SET TASK: Output the material word for word. Leave each picture out.

DATA:
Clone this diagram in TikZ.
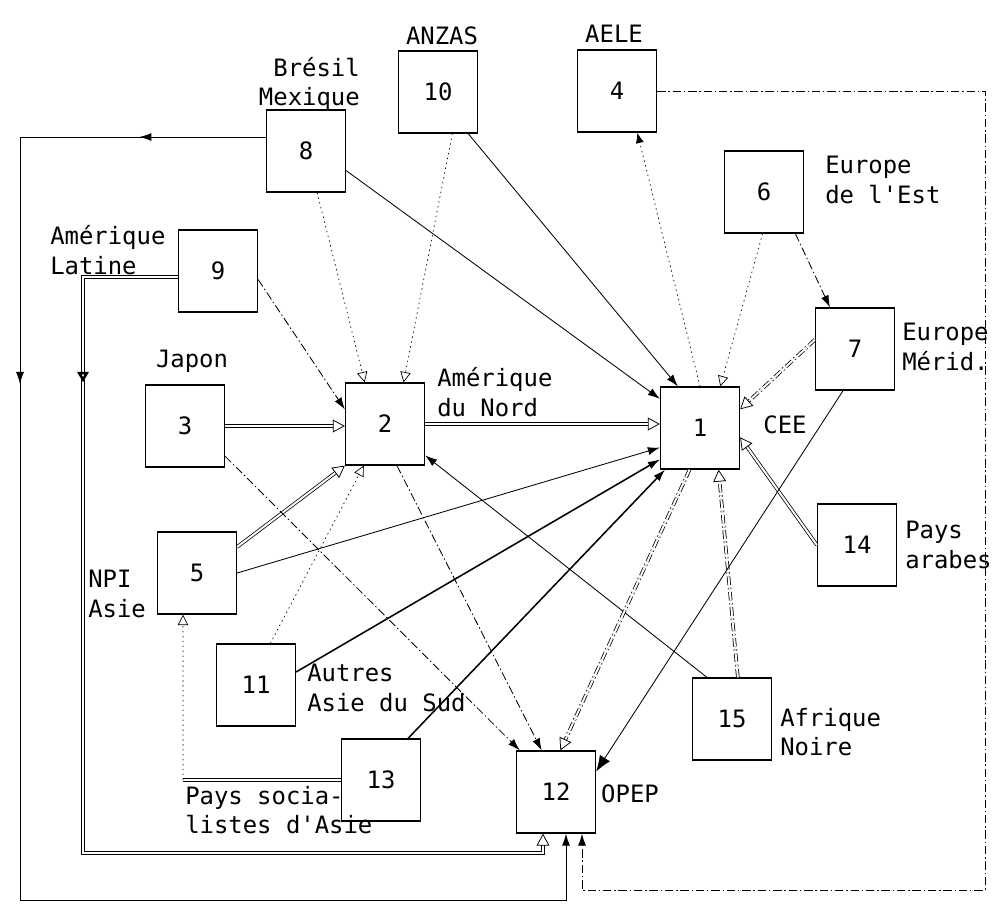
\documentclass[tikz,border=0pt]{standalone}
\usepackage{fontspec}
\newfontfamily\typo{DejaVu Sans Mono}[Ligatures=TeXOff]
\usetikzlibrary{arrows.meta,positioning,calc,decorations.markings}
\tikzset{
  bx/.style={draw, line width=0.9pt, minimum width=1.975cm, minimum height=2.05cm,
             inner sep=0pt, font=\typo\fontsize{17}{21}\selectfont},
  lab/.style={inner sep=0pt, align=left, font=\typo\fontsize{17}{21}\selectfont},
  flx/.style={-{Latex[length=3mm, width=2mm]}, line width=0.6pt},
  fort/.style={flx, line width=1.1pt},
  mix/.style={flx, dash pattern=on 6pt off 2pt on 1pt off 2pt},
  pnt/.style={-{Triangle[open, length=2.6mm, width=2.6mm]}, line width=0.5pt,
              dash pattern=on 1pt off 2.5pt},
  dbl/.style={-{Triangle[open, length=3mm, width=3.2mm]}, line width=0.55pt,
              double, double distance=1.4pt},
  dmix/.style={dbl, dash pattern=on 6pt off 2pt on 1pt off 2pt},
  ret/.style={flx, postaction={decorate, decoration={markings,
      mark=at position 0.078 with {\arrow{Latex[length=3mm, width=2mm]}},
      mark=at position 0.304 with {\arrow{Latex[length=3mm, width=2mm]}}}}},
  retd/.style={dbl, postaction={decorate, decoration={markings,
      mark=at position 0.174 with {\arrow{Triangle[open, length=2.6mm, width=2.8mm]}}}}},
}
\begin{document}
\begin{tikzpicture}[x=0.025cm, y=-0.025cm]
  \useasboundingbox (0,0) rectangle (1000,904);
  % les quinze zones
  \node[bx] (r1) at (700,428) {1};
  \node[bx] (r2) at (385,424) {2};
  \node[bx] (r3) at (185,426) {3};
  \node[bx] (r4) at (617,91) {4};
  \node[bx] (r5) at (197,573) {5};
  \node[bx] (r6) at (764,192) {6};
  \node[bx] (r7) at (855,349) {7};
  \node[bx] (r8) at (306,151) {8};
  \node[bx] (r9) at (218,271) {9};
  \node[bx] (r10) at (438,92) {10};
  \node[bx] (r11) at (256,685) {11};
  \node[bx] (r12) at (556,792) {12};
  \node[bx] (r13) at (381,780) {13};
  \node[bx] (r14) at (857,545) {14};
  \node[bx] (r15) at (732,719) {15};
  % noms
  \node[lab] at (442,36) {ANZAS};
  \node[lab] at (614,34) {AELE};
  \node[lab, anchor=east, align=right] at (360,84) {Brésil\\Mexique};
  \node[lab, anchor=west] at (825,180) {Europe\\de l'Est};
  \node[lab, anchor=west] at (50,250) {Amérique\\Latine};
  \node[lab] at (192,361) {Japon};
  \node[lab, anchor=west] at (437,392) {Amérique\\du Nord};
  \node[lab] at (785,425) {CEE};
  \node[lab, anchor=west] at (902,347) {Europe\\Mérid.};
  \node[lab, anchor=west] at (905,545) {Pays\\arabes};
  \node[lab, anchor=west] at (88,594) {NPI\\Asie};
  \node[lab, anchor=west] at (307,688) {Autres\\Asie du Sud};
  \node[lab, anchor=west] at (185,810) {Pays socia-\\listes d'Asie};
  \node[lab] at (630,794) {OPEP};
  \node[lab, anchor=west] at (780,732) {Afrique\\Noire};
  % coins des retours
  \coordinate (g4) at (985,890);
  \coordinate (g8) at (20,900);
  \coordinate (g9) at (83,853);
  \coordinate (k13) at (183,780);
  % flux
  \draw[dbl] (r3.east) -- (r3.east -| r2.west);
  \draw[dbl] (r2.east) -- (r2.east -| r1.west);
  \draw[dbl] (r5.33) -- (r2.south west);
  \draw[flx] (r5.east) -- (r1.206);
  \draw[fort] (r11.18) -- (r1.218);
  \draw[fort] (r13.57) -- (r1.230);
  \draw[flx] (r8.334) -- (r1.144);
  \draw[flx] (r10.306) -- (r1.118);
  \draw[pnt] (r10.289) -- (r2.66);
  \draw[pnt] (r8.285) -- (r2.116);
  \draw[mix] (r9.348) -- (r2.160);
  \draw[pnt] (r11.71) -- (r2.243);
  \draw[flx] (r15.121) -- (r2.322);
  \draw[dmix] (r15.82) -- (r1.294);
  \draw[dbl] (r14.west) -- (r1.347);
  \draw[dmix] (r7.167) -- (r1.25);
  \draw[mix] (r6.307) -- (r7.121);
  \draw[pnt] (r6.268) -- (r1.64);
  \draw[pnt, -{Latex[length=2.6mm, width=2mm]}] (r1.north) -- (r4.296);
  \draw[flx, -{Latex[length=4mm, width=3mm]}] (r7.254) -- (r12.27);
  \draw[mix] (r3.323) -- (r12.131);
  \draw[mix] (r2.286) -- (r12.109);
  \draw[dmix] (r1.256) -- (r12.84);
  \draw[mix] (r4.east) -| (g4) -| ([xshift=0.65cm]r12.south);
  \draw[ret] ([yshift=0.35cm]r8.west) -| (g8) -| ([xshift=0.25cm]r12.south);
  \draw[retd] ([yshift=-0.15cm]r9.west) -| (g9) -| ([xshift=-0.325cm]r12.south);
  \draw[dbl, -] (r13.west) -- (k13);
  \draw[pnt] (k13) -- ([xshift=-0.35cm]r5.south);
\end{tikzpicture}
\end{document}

WORKED ANSWER:
Clone this diagram in TikZ.
\documentclass[tikz,border=0pt]{standalone}
\usepackage{fontspec}
\newfontfamily\typo{DejaVu Sans Mono}[Ligatures=TeXOff]
\usetikzlibrary{arrows.meta,positioning,calc,decorations.markings}
\tikzset{
  bx/.style={draw, line width=0.9pt, minimum width=1.975cm, minimum height=2.05cm,
             inner sep=0pt, font=\typo\fontsize{17}{21}\selectfont},
  lab/.style={inner sep=0pt, align=left, font=\typo\fontsize{17}{21}\selectfont},
  flx/.style={-{Latex[length=3mm, width=2mm]}, line width=0.6pt},
  fort/.style={flx, line width=1.1pt},
  mix/.style={flx, dash pattern=on 6pt off 2pt on 1pt off 2pt},
  pnt/.style={-{Triangle[open, length=2.6mm, width=2.6mm]}, line width=0.5pt,
              dash pattern=on 1pt off 2.5pt},
  dbl/.style={-{Triangle[open, length=3mm, width=3.2mm]}, line width=0.55pt,
              double, double distance=1.4pt},
  dmix/.style={dbl, dash pattern=on 6pt off 2pt on 1pt off 2pt},
  ret/.style={flx, postaction={decorate, decoration={markings,
      mark=at position 0.078 with {\arrow{Latex[length=3mm, width=2mm]}},
      mark=at position 0.304 with {\arrow{Latex[length=3mm, width=2mm]}}}}},
  retd/.style={dbl, postaction={decorate, decoration={markings,
      mark=at position 0.174 with {\arrow{Triangle[open, length=2.6mm, width=2.8mm]}}}}},
}
\begin{document}
\begin{tikzpicture}[x=0.025cm, y=-0.025cm]
  \useasboundingbox (0,0) rectangle (1000,904);
  % les quinze zones
  \node[bx] (r1) at (700,428) {1};
  \node[bx] (r2) at (385,424) {2};
  \node[bx] (r3) at (185,426) {3};
  \node[bx] (r4) at (617,91) {4};
  \node[bx] (r5) at (197,573) {5};
  \node[bx] (r6) at (764,192) {6};
  \node[bx] (r7) at (855,349) {7};
  \node[bx] (r8) at (306,151) {8};
  \node[bx] (r9) at (218,271) {9};
  \node[bx] (r10) at (438,92) {10};
  \node[bx] (r11) at (256,685) {11};
  \node[bx] (r12) at (556,792) {12};
  \node[bx] (r13) at (381,780) {13};
  \node[bx] (r14) at (857,545) {14};
  \node[bx] (r15) at (732,719) {15};
  % noms
  \node[lab] at (442,36) {ANZAS};
  \node[lab] at (614,34) {AELE};
  \node[lab, anchor=east, align=right] at (360,84) {Brésil\\Mexique};
  \node[lab, anchor=west] at (825,180) {Europe\\de l'Est};
  \node[lab, anchor=west] at (50,250) {Amérique\\Latine};
  \node[lab] at (192,361) {Japon};
  \node[lab, anchor=west] at (437,392) {Amérique\\du Nord};
  \node[lab] at (785,425) {CEE};
  \node[lab, anchor=west] at (902,347) {Europe\\Mérid.};
  \node[lab, anchor=west] at (905,545) {Pays\\arabes};
  \node[lab, anchor=west] at (88,594) {NPI\\Asie};
  \node[lab, anchor=west] at (307,688) {Autres\\Asie du Sud};
  \node[lab, anchor=west] at (185,810) {Pays socia-\\listes d'Asie};
  \node[lab] at (630,794) {OPEP};
  \node[lab, anchor=west] at (780,732) {Afrique\\Noire};
  % coins des retours
  \coordinate (g4) at (985,890);
  \coordinate (g8) at (20,900);
  \coordinate (g9) at (83,853);
  \coordinate (k13) at (183,780);
  % flux
  \draw[dbl] (r3.east) -- (r3.east -| r2.west);
  \draw[dbl] (r2.east) -- (r2.east -| r1.west);
  \draw[dbl] (r5.33) -- (r2.south west);
  \draw[flx] (r5.east) -- (r1.206);
  \draw[fort] (r11.18) -- (r1.218);
  \draw[fort] (r13.57) -- (r1.230);
  \draw[flx] (r8.334) -- (r1.144);
  \draw[flx] (r10.306) -- (r1.118);
  \draw[pnt] (r10.289) -- (r2.66);
  \draw[pnt] (r8.285) -- (r2.116);
  \draw[mix] (r9.348) -- (r2.160);
  \draw[pnt] (r11.71) -- (r2.243);
  \draw[flx] (r15.121) -- (r2.322);
  \draw[dmix] (r15.82) -- (r1.294);
  \draw[dbl] (r14.west) -- (r1.347);
  \draw[dmix] (r7.167) -- (r1.25);
  \draw[mix] (r6.307) -- (r7.121);
  \draw[pnt] (r6.268) -- (r1.64);
  \draw[pnt, -{Latex[length=2.6mm, width=2mm]}] (r1.north) -- (r4.296);
  \draw[flx, -{Latex[length=4mm, width=3mm]}] (r7.254) -- (r12.27);
  \draw[mix] (r3.323) -- (r12.131);
  \draw[mix] (r2.286) -- (r12.109);
  \draw[dmix] (r1.256) -- (r12.84);
  \draw[mix] (r4.east) -| (g4) -| ([xshift=0.65cm]r12.south);
  \draw[ret] ([yshift=0.35cm]r8.west) -| (g8) -| ([xshift=0.25cm]r12.south);
  \draw[retd] ([yshift=-0.15cm]r9.west) -| (g9) -| ([xshift=-0.325cm]r12.south);
  \draw[dbl, -] (r13.west) -- (k13);
  \draw[pnt] (k13) -- ([xshift=-0.35cm]r5.south);
\end{tikzpicture}
\end{document}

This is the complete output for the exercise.